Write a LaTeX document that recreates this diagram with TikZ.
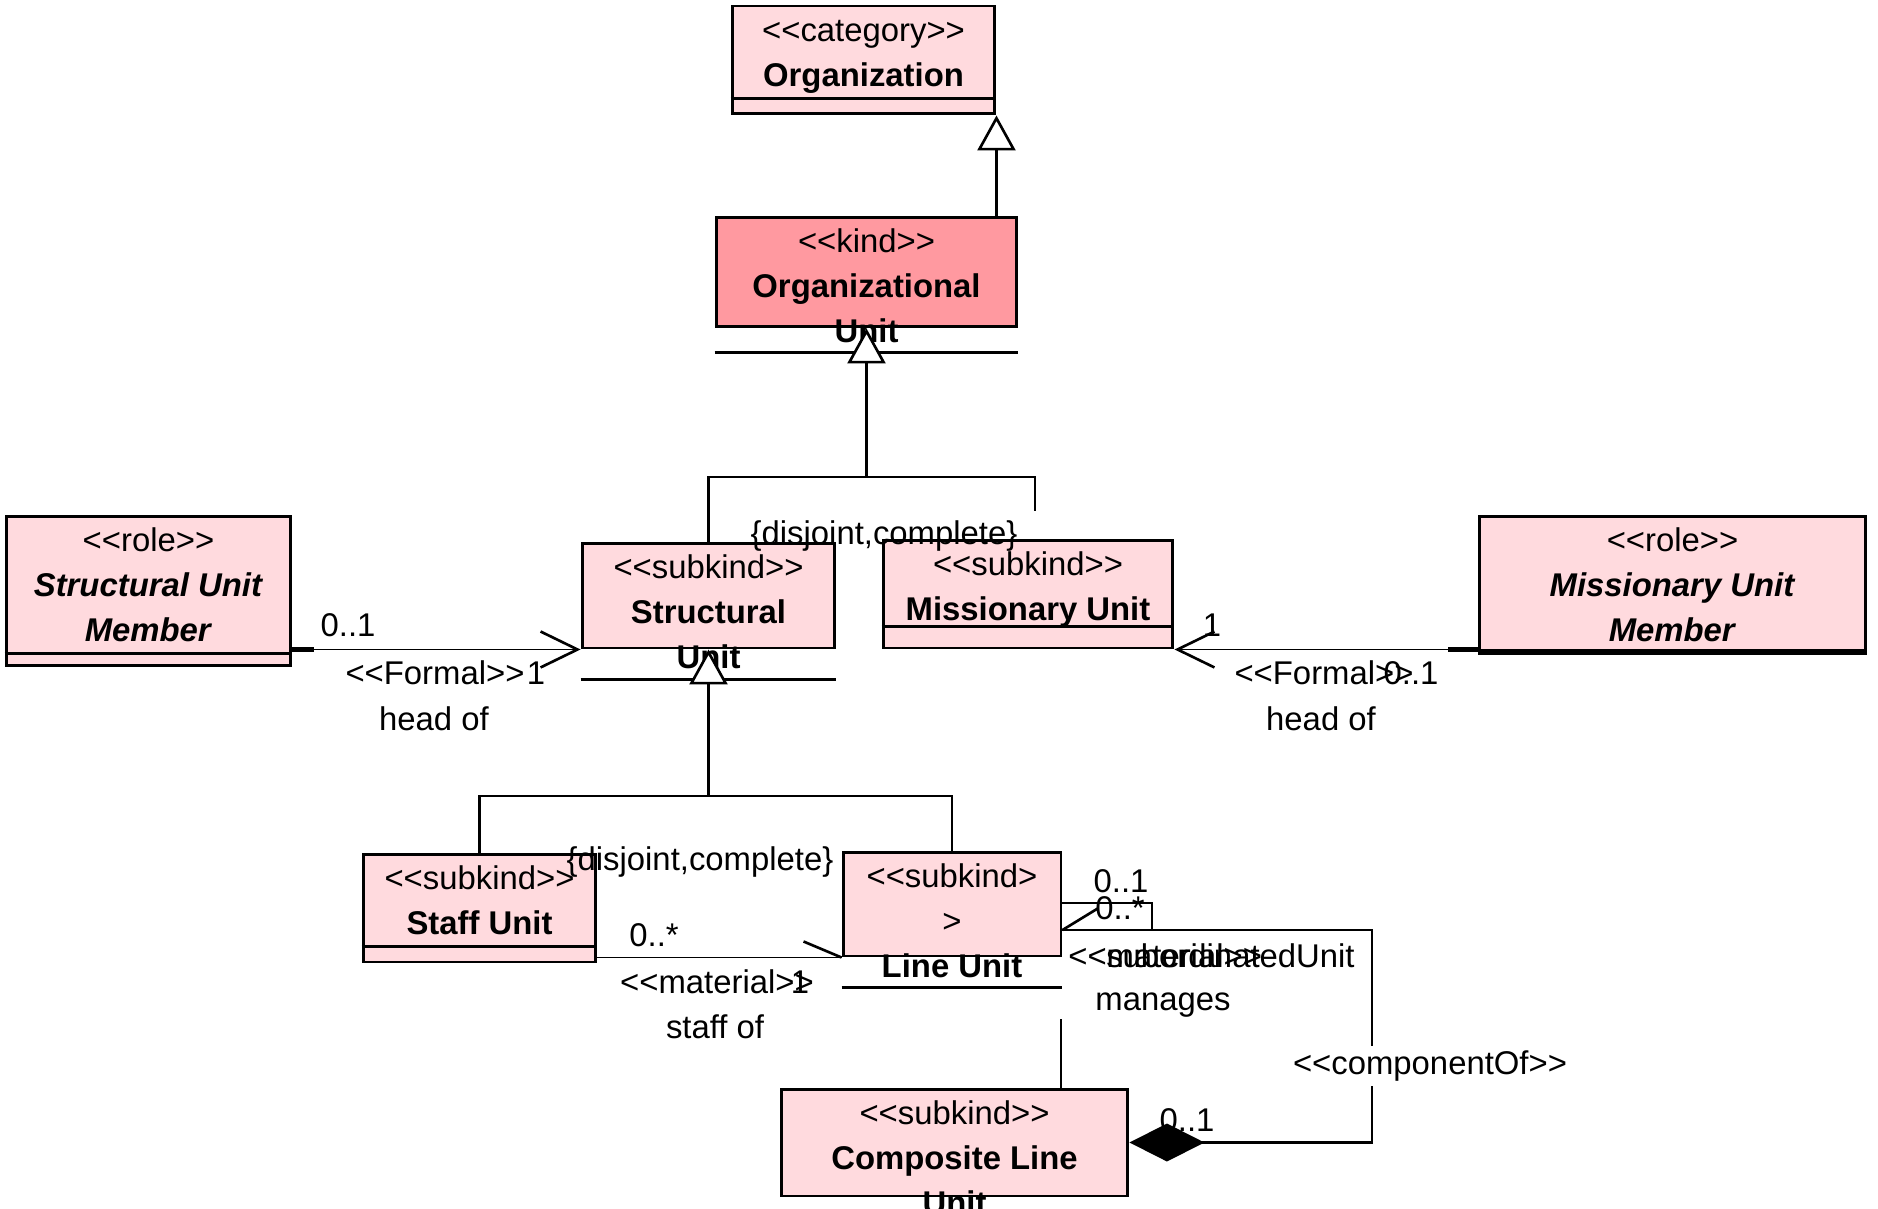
\documentclass[tikz,border=0pt]{standalone}
\usepackage{fontspec}
\setmainfont{Liberation Sans}[Ligatures=TeXOff]
\usetikzlibrary{arrows.meta}
\definecolor{classfill}{HTML}{FFDADE}
\definecolor{kindfill}{HTML}{FF99A0}

\begin{document}
\begin{tikzpicture}
    [x=0.02cm, y=-0.02cm,
    every node/.style={font=\fontsize{18.7}{25.6}\selectfont},
    class/.style={rectangle, draw, line width=1.7pt, fill=classfill, inner sep=0pt},
    kind/.style={class, fill=kindfill},
    title/.style={anchor=north, align=center, inner sep=0pt, yshift=-0.11cm},
    sep/.style={line width=1.7pt},
    genline/.style={line width=1.5pt},
    gen/.style={genline, -{Triangle[length=0.7cm, width=0.76cm, fill=white]}},
    assoc/.style={line width=0.9pt, -{Straight Barb[length=0.74cm, width=0.72cm, line width=1.5pt]}},
    link/.style={line width=1.5pt},
    stub/.style={line width=2.5pt},
    comp/.style={line width=1.5pt, {Diamond[length=1.5cm, width=0.76cm]}-},
    lbl/.style={inner sep=0pt},
    cut/.style={fill=white, inner sep=0.1cm}]

    \useasboundingbox (0,0) rectangle (1878,1209);

    % class boxes
    \node[class, minimum width=5.26cm, minimum height=2.16cm] (org) at (863.5,60) {};
    \node[kind, minimum width=6.02cm, minimum height=2.20cm] (ou) at (866.5,272) {};
    \node[class, minimum width=5.06cm, minimum height=2.10cm] (su) at (708.5,595.5) {};
    \node[class, minimum width=5.80cm, minimum height=2.16cm] (mu) at (1028,594) {};
    \node[class, minimum width=5.70cm, minimum height=3.00cm] (sum) at (148.5,591) {};
    \node[class, minimum width=7.74cm, minimum height=2.76cm] (mum) at (1672.5,585) {};
    \node[class, minimum width=4.66cm, minimum height=2.16cm] (staff) at (479.5,908) {};
    \node[class, minimum width=4.36cm, minimum height=2.08cm] (line) at (952,904) {};
    \node[class, minimum width=6.94cm, minimum height=2.14cm] (clu) at (954.5,1142.5) {};

    % class names
    \node[title] (orgT) at (org.north) {\strut<<category>>\\\textbf{Organization}};
    \node[title] (ouT) at (ou.north) {\strut<<kind>>\\\textbf{Organizational}\\\textbf{Unit}};
    \node[title] (suT) at (su.north) {\strut<<subkind>>\\\textbf{Structural}\\\textbf{Unit}};
    \node[title] (muT) at (mu.north) {\strut<<subkind>>\\\textbf{Missionary Unit}};
    \node[title] (sumT) at (sum.north) {\strut<<role>>\\\textbf{\itshape Structural Unit}\\\textbf{\itshape Member}};
    \node[title] (mumT) at (mum.north) {\strut<<role>>\\\textbf{\itshape Missionary Unit}\\\textbf{\itshape Member}};
    \node[title] (staffT) at (staff.north) {\strut<<subkind>>\\\textbf{Staff Unit}};
    \node[title] (lineT) at (line.north) {\strut<<subkind>\\>\\\textbf{Line Unit}};
    \node[title] (cluT) at (clu.north) {\strut<<subkind>>\\\textbf{Composite Line}\\\textbf{Unit}};

    % compartment lines
    \draw[sep] ([yshift=0.34cm]org.south west) -- ([yshift=0.34cm]org.south east);
    \draw[sep] ([yshift=-0.48cm]ou.south west) -- ([yshift=-0.48cm]ou.south east);
    \draw[sep] ([yshift=-0.6cm]su.south west) -- ([yshift=-0.6cm]su.south east);
    \draw[sep] ([yshift=0.46cm]mu.south west) -- ([yshift=0.46cm]mu.south east);
    \draw[sep] ([yshift=0.28cm]sum.south west) -- ([yshift=0.28cm]sum.south east);
    \draw[sep] ([yshift=0.1cm]mum.south west) -- ([yshift=0.1cm]mum.south east);
    \draw[sep] ([yshift=0.34cm]staff.south west) -- ([yshift=0.34cm]staff.south east);
    \draw[sep] ([yshift=-0.6cm]line.south west) -- ([yshift=-0.6cm]line.south east);

    % generalizations
    \draw[gen] (ou.north -| org.south east) -- (org.south east);

    \coordinate (g1) at (866.5,477);
    \coordinate (g1r) at (1035,511);
    \draw[genline] (su.north) |- (g1) -| (g1r);
    \draw[gen] (g1) -- (ou.south);

    \coordinate (g2) at (708.5,796);
    \draw[genline] (staff.north) |- (g2) -| (line.north);
    \draw[gen] (g2) -- (su.south);

    % head of associations
    \draw[assoc] (su.south west -| sum.east) -- (su.south west);
    \draw[stub] (su.south west -| sum.east) -- ++(22,0);
    \draw[assoc] (mu.south east -| mum.west) -- (mu.south east);
    \draw[stub] (mu.south east -| mum.west) -- ++(-30,0);

    % staff of
    \draw[line width=0.9pt] (line.south west -| staff.east) -- (line.south west);
    \draw[link] (line.south west) -- ++(-38,-16);

    % manages (self association)
    \coordinate (s1) at (1152,903);
    \coordinate (s2) at (1152,930);
    \draw[link] (line.east |- s1) -- (s1) -- (s2) -- (line.east |- s2);
    \draw[link] (line.east |- s2) -- ++(36,-22);

    % componentOf
    \coordinate (c1) at (1372,930);
    \draw[comp] (clu.east) -| (c1) -- (line.east |- c1);
    \coordinate (v1) at (1061,1019);
    \draw[link] (v1) -- (v1 |- clu.north);

    % labels
    \node[lbl] (d1) at (884,536) {\{disjoint,complete\}};
    \node[lbl] (d2) at (700,862) {\{disjoint,complete\}};

    \node[lbl] (fl1) at (348,625) {0..1};
    \node[lbl] (fl2) at (435,673) {<<Formal>>};
    \node[lbl] (fl3) at (536,673) {1};
    \node[lbl] (fl4) at (434,719) {head of};
    \node[lbl] (fr1) at (1212,625) {1};
    \node[lbl] (fr2) at (1324,673) {<<Formal>>};
    \node[lbl] (fr3) at (1411,673) {0..1};
    \node[lbl] (fr4) at (1321,719) {head of};

    \node[lbl] (ml1) at (654,935) {0..*};
    \node[lbl] (ml2) at (717,982) {<<material>>};
    \node[lbl] (ml3) at (800,982) {1};
    \node[lbl] (ml4) at (715,1027) {staff of};

    \node[lbl] (sl1) at (1121,881) {0..1};
    \node[lbl] (sl2) at (1120,908) {0..*};
    \node[lbl, anchor=west] (sl3) at (1068,956) {<<material>>};
    \node[lbl, anchor=east] (sl4) at (1355,956) {subordinatedUnit};
    \node[lbl] (sl5) at (1163,1005) {manages};

    \node[cut] (cl1) at (1430,1066) {<<componentOf>>};
    \node[lbl] (cl2) at (1187,1120) {0..1};

\end{tikzpicture}
\end{document}
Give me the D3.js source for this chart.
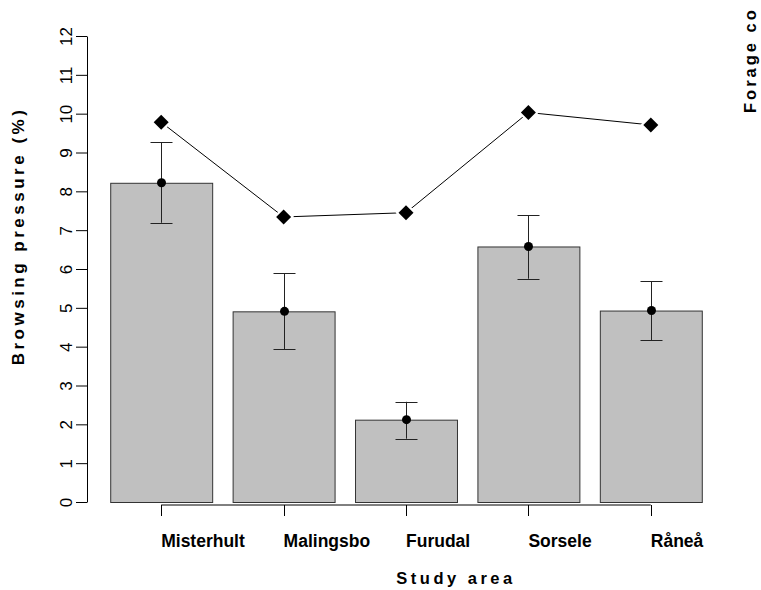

# # # # #

* Written instruction: Set the pictures aside and transcribe the data above exactly.

* Result of this task:
Write a LaTeX document that recreates this diagram with TikZ.
\documentclass[tikz,border=0pt]{standalone}
\usepackage{fontspec}
\setmainfont{Liberation Sans}[Ligatures=TeXOff]
\usetikzlibrary{arrows.meta}
\definecolor{classfill}{HTML}{FFDADE}
\definecolor{kindfill}{HTML}{FF99A0}

\begin{document}
\begin{tikzpicture}
    [x=0.02cm, y=-0.02cm,
    every node/.style={font=\fontsize{18.7}{25.6}\selectfont},
    class/.style={rectangle, draw, line width=1.7pt, fill=classfill, inner sep=0pt},
    kind/.style={class, fill=kindfill},
    title/.style={anchor=north, align=center, inner sep=0pt, yshift=-0.11cm},
    sep/.style={line width=1.7pt},
    genline/.style={line width=1.5pt},
    gen/.style={genline, -{Triangle[length=0.7cm, width=0.76cm, fill=white]}},
    assoc/.style={line width=0.9pt, -{Straight Barb[length=0.74cm, width=0.72cm, line width=1.5pt]}},
    link/.style={line width=1.5pt},
    stub/.style={line width=2.5pt},
    comp/.style={line width=1.5pt, {Diamond[length=1.5cm, width=0.76cm]}-},
    lbl/.style={inner sep=0pt},
    cut/.style={fill=white, inner sep=0.1cm}]

    \useasboundingbox (0,0) rectangle (1878,1209);

    % class boxes
    \node[class, minimum width=5.26cm, minimum height=2.16cm] (org) at (863.5,60) {};
    \node[kind, minimum width=6.02cm, minimum height=2.20cm] (ou) at (866.5,272) {};
    \node[class, minimum width=5.06cm, minimum height=2.10cm] (su) at (708.5,595.5) {};
    \node[class, minimum width=5.80cm, minimum height=2.16cm] (mu) at (1028,594) {};
    \node[class, minimum width=5.70cm, minimum height=3.00cm] (sum) at (148.5,591) {};
    \node[class, minimum width=7.74cm, minimum height=2.76cm] (mum) at (1672.5,585) {};
    \node[class, minimum width=4.66cm, minimum height=2.16cm] (staff) at (479.5,908) {};
    \node[class, minimum width=4.36cm, minimum height=2.08cm] (line) at (952,904) {};
    \node[class, minimum width=6.94cm, minimum height=2.14cm] (clu) at (954.5,1142.5) {};

    % class names
    \node[title] (orgT) at (org.north) {\strut<<category>>\\\textbf{Organization}};
    \node[title] (ouT) at (ou.north) {\strut<<kind>>\\\textbf{Organizational}\\\textbf{Unit}};
    \node[title] (suT) at (su.north) {\strut<<subkind>>\\\textbf{Structural}\\\textbf{Unit}};
    \node[title] (muT) at (mu.north) {\strut<<subkind>>\\\textbf{Missionary Unit}};
    \node[title] (sumT) at (sum.north) {\strut<<role>>\\\textbf{\itshape Structural Unit}\\\textbf{\itshape Member}};
    \node[title] (mumT) at (mum.north) {\strut<<role>>\\\textbf{\itshape Missionary Unit}\\\textbf{\itshape Member}};
    \node[title] (staffT) at (staff.north) {\strut<<subkind>>\\\textbf{Staff Unit}};
    \node[title] (lineT) at (line.north) {\strut<<subkind>\\>\\\textbf{Line Unit}};
    \node[title] (cluT) at (clu.north) {\strut<<subkind>>\\\textbf{Composite Line}\\\textbf{Unit}};

    % compartment lines
    \draw[sep] ([yshift=0.34cm]org.south west) -- ([yshift=0.34cm]org.south east);
    \draw[sep] ([yshift=-0.48cm]ou.south west) -- ([yshift=-0.48cm]ou.south east);
    \draw[sep] ([yshift=-0.6cm]su.south west) -- ([yshift=-0.6cm]su.south east);
    \draw[sep] ([yshift=0.46cm]mu.south west) -- ([yshift=0.46cm]mu.south east);
    \draw[sep] ([yshift=0.28cm]sum.south west) -- ([yshift=0.28cm]sum.south east);
    \draw[sep] ([yshift=0.1cm]mum.south west) -- ([yshift=0.1cm]mum.south east);
    \draw[sep] ([yshift=0.34cm]staff.south west) -- ([yshift=0.34cm]staff.south east);
    \draw[sep] ([yshift=-0.6cm]line.south west) -- ([yshift=-0.6cm]line.south east);

    % generalizations
    \draw[gen] (ou.north -| org.south east) -- (org.south east);

    \coordinate (g1) at (866.5,477);
    \coordinate (g1r) at (1035,511);
    \draw[genline] (su.north) |- (g1) -| (g1r);
    \draw[gen] (g1) -- (ou.south);

    \coordinate (g2) at (708.5,796);
    \draw[genline] (staff.north) |- (g2) -| (line.north);
    \draw[gen] (g2) -- (su.south);

    % head of associations
    \draw[assoc] (su.south west -| sum.east) -- (su.south west);
    \draw[stub] (su.south west -| sum.east) -- ++(22,0);
    \draw[assoc] (mu.south east -| mum.west) -- (mu.south east);
    \draw[stub] (mu.south east -| mum.west) -- ++(-30,0);

    % staff of
    \draw[line width=0.9pt] (line.south west -| staff.east) -- (line.south west);
    \draw[link] (line.south west) -- ++(-38,-16);

    % manages (self association)
    \coordinate (s1) at (1152,903);
    \coordinate (s2) at (1152,930);
    \draw[link] (line.east |- s1) -- (s1) -- (s2) -- (line.east |- s2);
    \draw[link] (line.east |- s2) -- ++(36,-22);

    % componentOf
    \coordinate (c1) at (1372,930);
    \draw[comp] (clu.east) -| (c1) -- (line.east |- c1);
    \coordinate (v1) at (1061,1019);
    \draw[link] (v1) -- (v1 |- clu.north);

    % labels
    \node[lbl] (d1) at (884,536) {\{disjoint,complete\}};
    \node[lbl] (d2) at (700,862) {\{disjoint,complete\}};

    \node[lbl] (fl1) at (348,625) {0..1};
    \node[lbl] (fl2) at (435,673) {<<Formal>>};
    \node[lbl] (fl3) at (536,673) {1};
    \node[lbl] (fl4) at (434,719) {head of};
    \node[lbl] (fr1) at (1212,625) {1};
    \node[lbl] (fr2) at (1324,673) {<<Formal>>};
    \node[lbl] (fr3) at (1411,673) {0..1};
    \node[lbl] (fr4) at (1321,719) {head of};

    \node[lbl] (ml1) at (654,935) {0..*};
    \node[lbl] (ml2) at (717,982) {<<material>>};
    \node[lbl] (ml3) at (800,982) {1};
    \node[lbl] (ml4) at (715,1027) {staff of};

    \node[lbl] (sl1) at (1121,881) {0..1};
    \node[lbl] (sl2) at (1120,908) {0..*};
    \node[lbl, anchor=west] (sl3) at (1068,956) {<<material>>};
    \node[lbl, anchor=east] (sl4) at (1355,956) {subordinatedUnit};
    \node[lbl] (sl5) at (1163,1005) {manages};

    \node[cut] (cl1) at (1430,1066) {<<componentOf>>};
    \node[lbl] (cl2) at (1187,1120) {0..1};

\end{tikzpicture}
\end{document}
Give me the D3.js source for this chart.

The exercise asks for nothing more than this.